--- Exercise instructions ---
Find each line holding "this" and copy it out.

--- Data for processing ---

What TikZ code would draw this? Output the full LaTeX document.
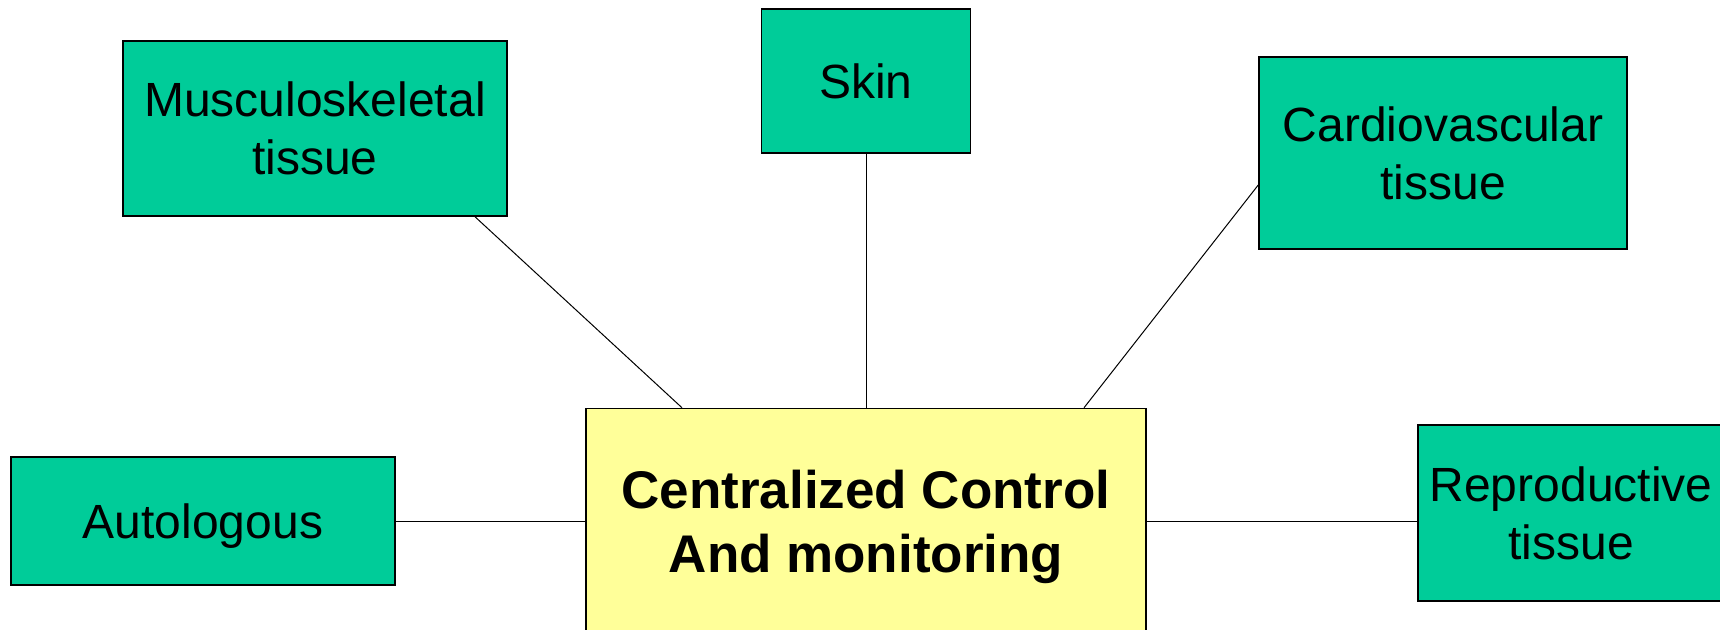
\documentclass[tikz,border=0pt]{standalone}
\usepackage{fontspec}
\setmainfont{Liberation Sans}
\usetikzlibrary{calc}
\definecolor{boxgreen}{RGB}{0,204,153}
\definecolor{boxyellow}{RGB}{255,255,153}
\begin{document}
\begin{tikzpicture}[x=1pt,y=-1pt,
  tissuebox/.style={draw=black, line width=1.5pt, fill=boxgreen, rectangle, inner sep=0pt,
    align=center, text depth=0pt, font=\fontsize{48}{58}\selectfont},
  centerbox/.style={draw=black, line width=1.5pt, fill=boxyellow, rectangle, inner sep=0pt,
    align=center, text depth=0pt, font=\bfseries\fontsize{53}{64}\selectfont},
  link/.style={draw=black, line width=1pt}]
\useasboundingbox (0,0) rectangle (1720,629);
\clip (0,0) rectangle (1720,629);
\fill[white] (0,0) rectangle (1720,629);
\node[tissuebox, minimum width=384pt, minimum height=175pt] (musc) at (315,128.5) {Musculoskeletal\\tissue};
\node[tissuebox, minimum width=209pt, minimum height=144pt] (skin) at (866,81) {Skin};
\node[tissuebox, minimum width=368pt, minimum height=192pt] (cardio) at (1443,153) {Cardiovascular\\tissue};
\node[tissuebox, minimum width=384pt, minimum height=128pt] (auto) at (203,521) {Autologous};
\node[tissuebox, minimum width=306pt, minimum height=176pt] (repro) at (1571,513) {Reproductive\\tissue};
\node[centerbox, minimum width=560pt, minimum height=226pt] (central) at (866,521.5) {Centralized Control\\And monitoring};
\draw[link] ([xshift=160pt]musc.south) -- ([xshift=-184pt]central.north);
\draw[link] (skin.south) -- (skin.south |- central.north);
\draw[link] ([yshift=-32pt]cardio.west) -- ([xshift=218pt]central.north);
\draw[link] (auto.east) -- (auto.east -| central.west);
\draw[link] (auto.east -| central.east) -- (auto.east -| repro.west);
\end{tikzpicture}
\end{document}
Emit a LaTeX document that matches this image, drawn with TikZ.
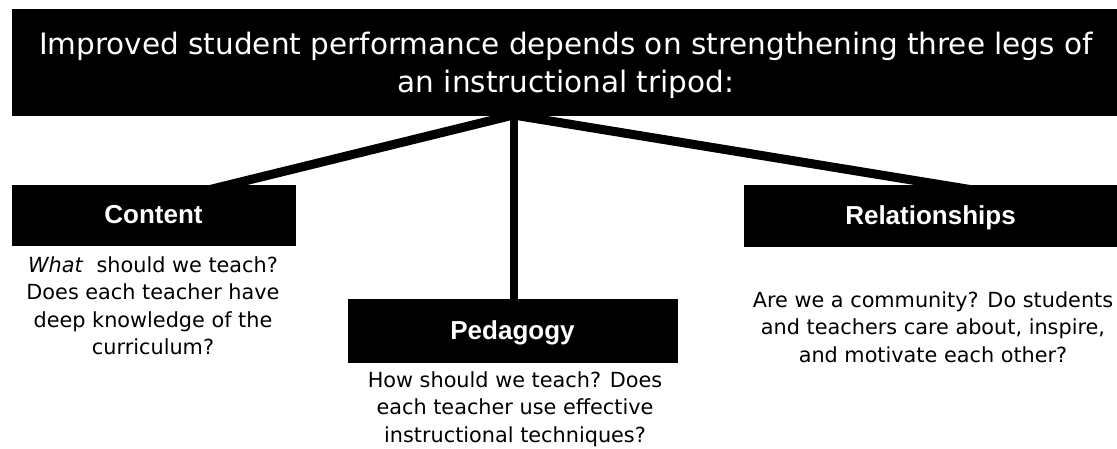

--- Final answer ---
What TikZ code would draw this? Output the full LaTeX document.
Emit a LaTeX document that matches this image, drawn with TikZ.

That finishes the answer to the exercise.